166Holmium-99mTechnetium dual-isotope imaging: scatter compensation and automatic healthy-liver segmentation for 166Holmium radioembolization dosimetry

Background Partition modeling allows personalized activity calculation for holmium-166 (Ho-166) radioembolization. However, it requires the definition of tumor and non-tumorous liver, by segmentation and registration of a separately acquired CT, which is time-consuming and prone to error. A protocol including Ho-166-scout, for treatment simulation, and technetium-99m (Tc-99m) stannous phytate for healthy-liver delineation was proposed. This study assessed the accuracy of automatic healthy-liver segmentation using Tc-99m images derived from a phantom experiment. In addition, together with data from a patient study, the effect of different Tc-99m activities on the Ho-166-scout images was investigated. To reproduce a typical scout procedure, the liver compartment, including two tumors, of an anthropomorphic phantom was filled with 250 MBq of Ho-166-chloride, with a tumor to non-tumorous liver activity concentration ratio of 10. Eight SPECT/CT scans were acquired, with varying levels of Tc-99m added to the non-tumorous liver compartment (ranging from 25 to 126 MBq). For comparison, forty-two scans were performed in presence of only Tc-99m from 8 to 240 MBq. Tc-99m image quality was assessed by cold-sphere (tumor) contrast recovery coefficients. Automatic healthy-liver segmentation, obtained by thresholding Tc-99m images, was evaluated by recovered volume and Sorensen-Dice index. The impact of Tc-99m on Ho-166 images and the role of the downscatter correction were evaluated on phantom scans and twenty-six patients' scans by considering the reconstructed Ho-166 count density in the healthy-liver. Results All Tc-99m image reconstructions were found to be independent of the Ho-166 activity present during the acquisition. In addition, cold-sphere contrast recovery coefficients were independent of Tc-99m activity. The segmented healthy-liver volume was recovered fully, independent of Tc-99m activity as well. The reconstructed Ho-166 count density was not influenced by Tc-99m activity, as long as an adequate downscatter correction was applied. Conclusion The Tc-99m image reconstructions of the phantom scans all performed equally well for the purpose of automatic healthy-liver segmentation, for activities down to 8 MBq. Furthermore, Tc-99m could be injected up to at least 126 MBq without compromising Ho-166 image quality.

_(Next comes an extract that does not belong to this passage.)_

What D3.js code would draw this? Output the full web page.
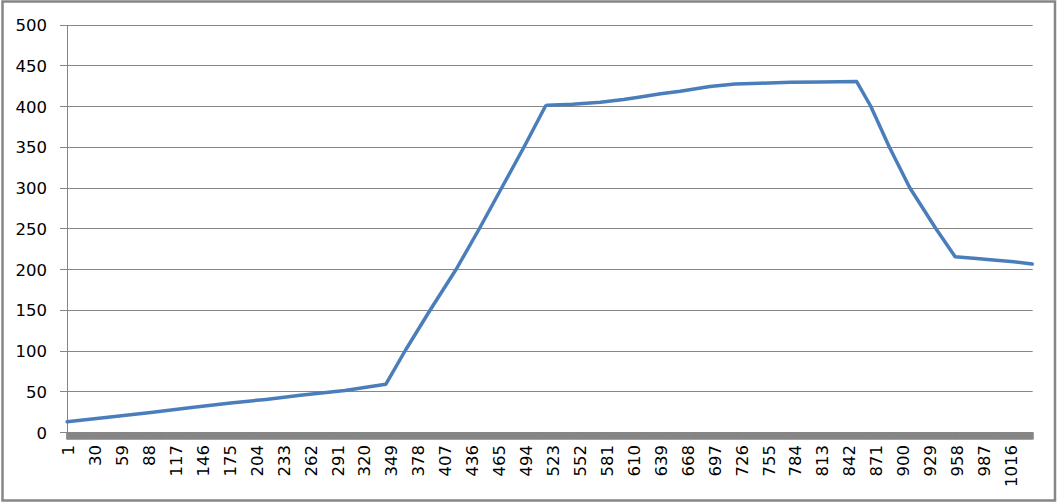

Clinical trials The clinical study mentioned is registered with Clinicaltrials.gov (NCT02067988) on February 20, 2014.

Automated summary

This study assessed the accuracy of automatic healthy-liver segmentation using Tc-99m images and investigated the impact of different Tc-99m activities on Ho-166-scout images. The results showed that Tc-99m image reconstructions and automatic healthy-liver segmentation were independent of Tc-99m activity, while the reconstructed Ho-166 count density was influenced by downscatter correction. Tc-99m could be injected up to at least 126 MBq without compromising Ho-166 image quality.